The awards, accomplishments, speaking engagements and news of the distinguished faculty at UConn School of Law:
Valeria Gomez will speak at the Connecticut Bar Association's virtual event "Keeping Families Together: Paths to Relief." The webinar will focus on the processes and complexities surrounding common applications including asylum (related to unaccompanied minor claims), special juvenile status, as well as VAWA, U-visas, and T-visas. The event will take place on January 26, 2021, register here.
Valeria Gomez will be presenting at the Columbia Journal of Gender & Law's Spring 2021 symposium: Are You There, Law? It’s Me, Menstruation. She will be discussing menstrual justice in immigration detention centers. Learn more here.
Sara Bronin will speak on the panel "Law's Disaster: Heritage at Risk" for State & Local Government Law and Environmental Law Sections Joint Program at the AALS virtual annual meeting. This program will explore specific examples of how state and local governments have or have not addressed environmental sustainability and will discuss the larger legal principles of law, culture, and economics that can create obstacles for environmental sustainability efforts. Register here.
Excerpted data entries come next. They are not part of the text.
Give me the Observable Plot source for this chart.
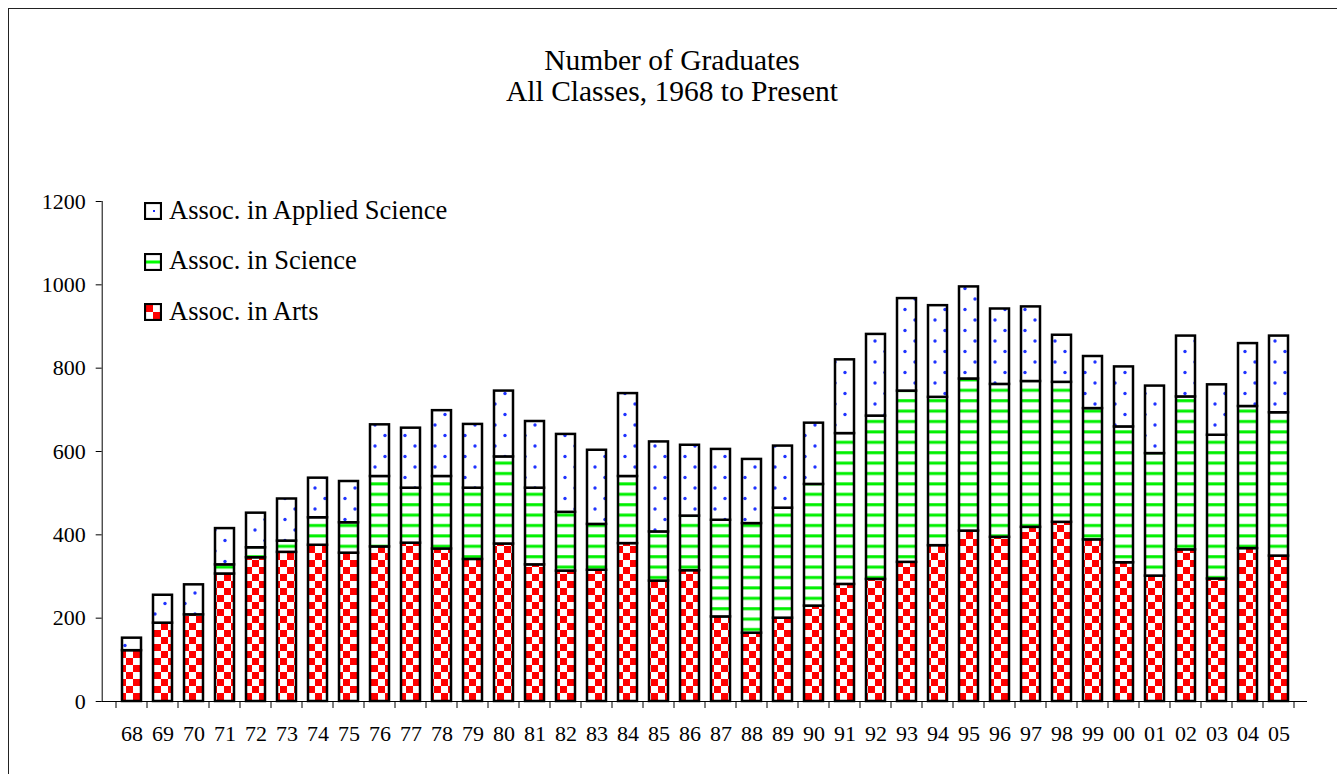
<!DOCTYPE html>
<html>
<head>
<meta charset="utf-8">
<script src="https://cdn.jsdelivr.net/npm/d3@7"></script>
<script src="https://cdn.jsdelivr.net/npm/@observablehq/plot@0.6"></script>
<style>
  html, body { margin: 0; padding: 0; background: #fff; overflow: hidden; }
  #page { position: relative; width: 1337px; height: 774px; overflow: hidden; font-family: "Liberation Serif", "Times New Roman", serif; color: #000; }
  #frame { position: absolute; left: 8px; top: 8px; width: 1400px; height: 800px; border: 1.5px solid #222; box-sizing: border-box; }
  #chart { position: absolute; left: 0; top: 0; }
  .title { position: absolute; left: 0; width: 1344px; text-align: center; font-size: 29.5px; line-height: 31px; white-space: nowrap; }
  .legend-item { position: absolute; left: 144px; height: 30px; }
  .legend-item svg { position: absolute; left: 0; }
  .legend-item span { position: absolute; left: 25px; font-size: 26.5px; line-height: 29px; white-space: nowrap; }
</style>
</head>
<body>
<div id="page">
  <div id="frame"></div>
  <div id="chart"></div>
  <div class="title" style="top:45px">Number of Graduates</div>
  <div class="title" style="top:76px">All Classes, 1968 to Present</div>
  <div id="legend"></div>
</div>
<script>
// ---- data ----
const years = ["68","69","70","71","72","73","74","75","76","77","78","79","80","81","82","83","84","85","86","87","88","89","90","91","92","93","94","95","96","97","98","99","00","01","02","03","04","05"];
const arts = [122,188,208,306,345,358,375,356,371,380,366,341,378,328,313,315,379,289,314,203,164,200,229,281,293,334,374,409,394,418,430,388,333,301,364,294,367,349];
const science = [0,0,0,22,24,27,66,73,169,132,174,171,209,184,141,110,161,118,131,232,263,264,292,362,392,411,356,365,367,350,336,315,326,294,367,345,341,344];
const applied = [30,67,72,87,83,101,95,99,124,144,158,153,158,160,187,178,199,216,170,170,154,149,147,177,196,222,220,221,181,179,113,125,144,162,146,121,151,184];
const seriesNames = ["Assoc. in Arts", "Assoc. in Science", "Assoc. in Applied Science"];
const legendOrder = ["Assoc. in Applied Science", "Assoc. in Science", "Assoc. in Arts"];
const yTicks = [0, 200, 400, 600, 800, 1000, 1200];

const seriesValues = [arts, science, applied];
const patternIds = ["pat-arts", "pat-sci", "pat-app"];

const data = [];
years.forEach((yr, i) => {
  seriesNames.forEach((s, k) => {
    const v = seriesValues[k][i];
    if (v > 0) data.push({year: yr, series: s, value: v});
  });
});

const plot = Plot.plot({
  width: 1337,
  height: 774,
  marginLeft: 101.7,
  marginRight: 30,
  marginTop: 201,
  marginBottom: 73,
  style: {fontFamily: "Liberation Serif, Times New Roman, serif", fontSize: "22px", color: "#000", background: "transparent"},
  x: {domain: years, paddingInner: 0.4, paddingOuter: 0.2, tickSize: 0, tickPadding: 23.5, label: null},
  y: {domain: [0, 1200], ticks: yTicks, tickSize: 6, tickPadding: 10.5, tickFormat: d => String(d), label: null, line: true},
  color: {domain: seriesNames, range: patternIds.map(id => `url(#${id})`)},
  marks: [
    Plot.barY(data, Plot.stackY({x: "year", y: "value", fill: "series", order: seriesNames, stroke: "#000", strokeWidth: 2.5})),
    Plot.ruleY([0], {stroke: "#000", strokeWidth: 1})
  ]
});

// pattern definitions
const svg = d3.select(plot);
const defs = svg.insert("defs", ":first-child");
function addPatterns(defs, prefix) {
  // red/white checker
  const c = defs.append("pattern").attr("id", prefix + "arts").attr("patternUnits", "userSpaceOnUse")
    .attr("width", 14).attr("height", 14);
  c.append("rect").attr("width", 14).attr("height", 14).attr("fill", "#fff");
  c.append("rect").attr("x", 0).attr("y", 0).attr("width", 7).attr("height", 7).attr("fill", "#ff0000");
  c.append("rect").attr("x", 7).attr("y", 7).attr("width", 7).attr("height", 7).attr("fill", "#ff0000");
  // horizontal green lines
  const s = defs.append("pattern").attr("id", prefix + "sci").attr("patternUnits", "userSpaceOnUse")
    .attr("width", 10).attr("height", 10.4);
  s.append("rect").attr("width", 10).attr("height", 10.4).attr("fill", "#fff");
  s.append("rect").attr("x", 0).attr("y", 4).attr("width", 10).attr("height", 3).attr("fill", "#00f000");
  // sparse blue dots
  const a = defs.append("pattern").attr("id", prefix + "app").attr("patternUnits", "userSpaceOnUse")
    .attr("width", 20).attr("height", 21);
  a.append("rect").attr("width", 20).attr("height", 21).attr("fill", "#fff");
  a.append("circle").attr("cx", 15).attr("cy", 5).attr("r", 1.7).attr("fill", "#1f33ff");
  a.append("circle").attr("cx", 5).attr("cy", 15.5).attr("r", 1.7).attr("fill", "#1f33ff");
}
addPatterns(defs, "pat-");

// x-axis tick marks between categories
const xs = plot.scale("x");
const ys = plot.scale("y");
const y0 = ys.apply(0);
const gap = (xs.step - xs.bandwidth) / 2;
const bounds = years.map(d => xs.apply(d) - gap);
bounds.push(xs.apply(years[years.length - 1]) + xs.bandwidth + gap);
const tg = svg.append("g").attr("stroke", "#000").attr("stroke-width", 1);
bounds.forEach(b => {
  tg.append("line").attr("x1", b).attr("x2", b).attr("y1", y0).attr("y2", y0 + 7);
});

document.getElementById("chart").appendChild(plot);

// legend
const legend = document.getElementById("legend");
const swatchIds = {"Assoc. in Arts": "arts", "Assoc. in Science": "sci", "Assoc. in Applied Science": "app"};
legendOrder.forEach((name, i) => {
  const item = document.createElement("div");
  item.className = "legend-item";
  item.style.top = (202 + i * 50.5) + "px";
  const sw = d3.create("svg").attr("width", 18).attr("height", 18).style("top", "0px");
  const kind = swatchIds[name];
  sw.append("rect").attr("x", 1).attr("y", 1).attr("width", 16).attr("height", 16).attr("fill", "#fff");
  if (kind === "arts") {
    sw.append("rect").attr("x", 2).attr("y", 2).attr("width", 7).attr("height", 7).attr("fill", "#ff0000");
    sw.append("rect").attr("x", 9).attr("y", 9).attr("width", 7).attr("height", 7).attr("fill", "#ff0000");
  } else if (kind === "sci") {
    sw.append("rect").attr("x", 2).attr("y", 7.5).attr("width", 14).attr("height", 3).attr("fill", "#00ff00");
  } else {
    sw.append("rect").attr("x", 9).attr("y", 8).attr("width", 2).attr("height", 2).attr("fill", "#1a2cff");
  }
  sw.append("rect").attr("x", 1).attr("y", 1).attr("width", 16).attr("height", 16).attr("fill", "none").attr("stroke", "#000").attr("stroke-width", 2.2);
  item.appendChild(sw.node());
  const t = document.createElement("span");
  t.textContent = name;
  t.style.top = "-6.5px";
  item.appendChild(t);
  legend.appendChild(item);
});
</script>
</body>
</html>
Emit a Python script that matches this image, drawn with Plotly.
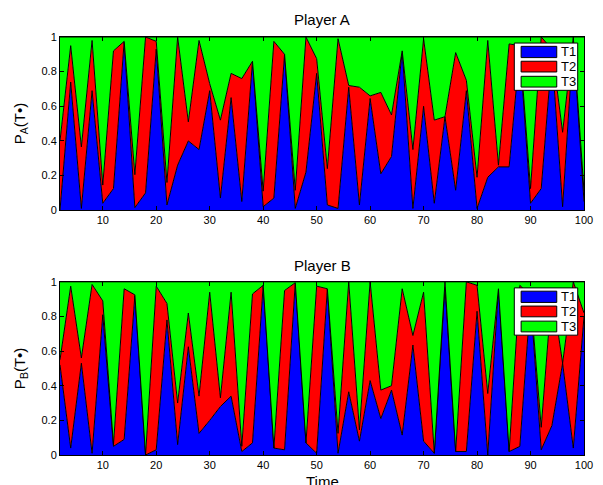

Willajeanne McLean will be a speaker for the Intellectual Property and Culture panel at the virtual AALS annual meeting. The program will examine ways in which intellectual property responds to, and is shaped by, cultural practices as well as how intellectual property's role in these practices implicates larger social values. Register here.
Julia Simon-Kerr will speak on the "Unregulated Evidence" panel at the AALS virtual annual meeting. The panel is co-sponsored by Civil Rights, Minority Groups, Law & Social Science, and Criminal Justice Sections and will explore how unregulated evidence affects the trial, and whether the current system should change. Register here.
Sachin Pandya organized and moderated the webinar "Structural Racism in Employment" that was part of the Constance Baker Motley Speaker Series on Racial Inequality. This webinar featured scholars and advocates who explained how structural racism operates to the disadvantage of domestic workers, immigrant workers, and workers entangled in the criminal justice system, and what it takes to combat that structural racism.
Professor Richard Pomp was quoted in an amicus brief filed in the United States Supreme Court by numerous entities including the National Taxpayers Union Foundation supporting a Plaintiff motion in New Hampshire v. Massachusetts. The brief, filed December 22, 2020, argued in support of New Hampshire's motion for leave to file bill of complaint. The Plaintiffs allege a Massachusetts tax rule, which subjects nonresident income to the state’s income tax, is unconstitutional
Professor Richard Pomp presented at the annual NYU School of Professional Studies Institute on State and Local Taxation. The event virtually took place from December 2-4 and provided participants with up-to-date analyses of state tax developments including the year’s most important current issues at a time that is critical for tax professionals to gain the latest information on trends and forecasts from the best in the field. Read more here.
Professor Jamelia Morgan's paper "Rethinking Disorderly Conduct" has won the 2020 Association of American Law Schools' Criminal Justice Section Junior Scholar Paper Competition. The competition, which solicits unpublished writing from junior faculty who have taught fewer than six years, is judged anonymously by member of the Association of American Law Schools Criminal Justice Section Executive Committee. The paper, which will be published in a forthcoming edition of the California Law Review, was previously accepted into the 2020 Stanford | Harvard | Yale Junior Faculty Forum, which will be held virtually this summer.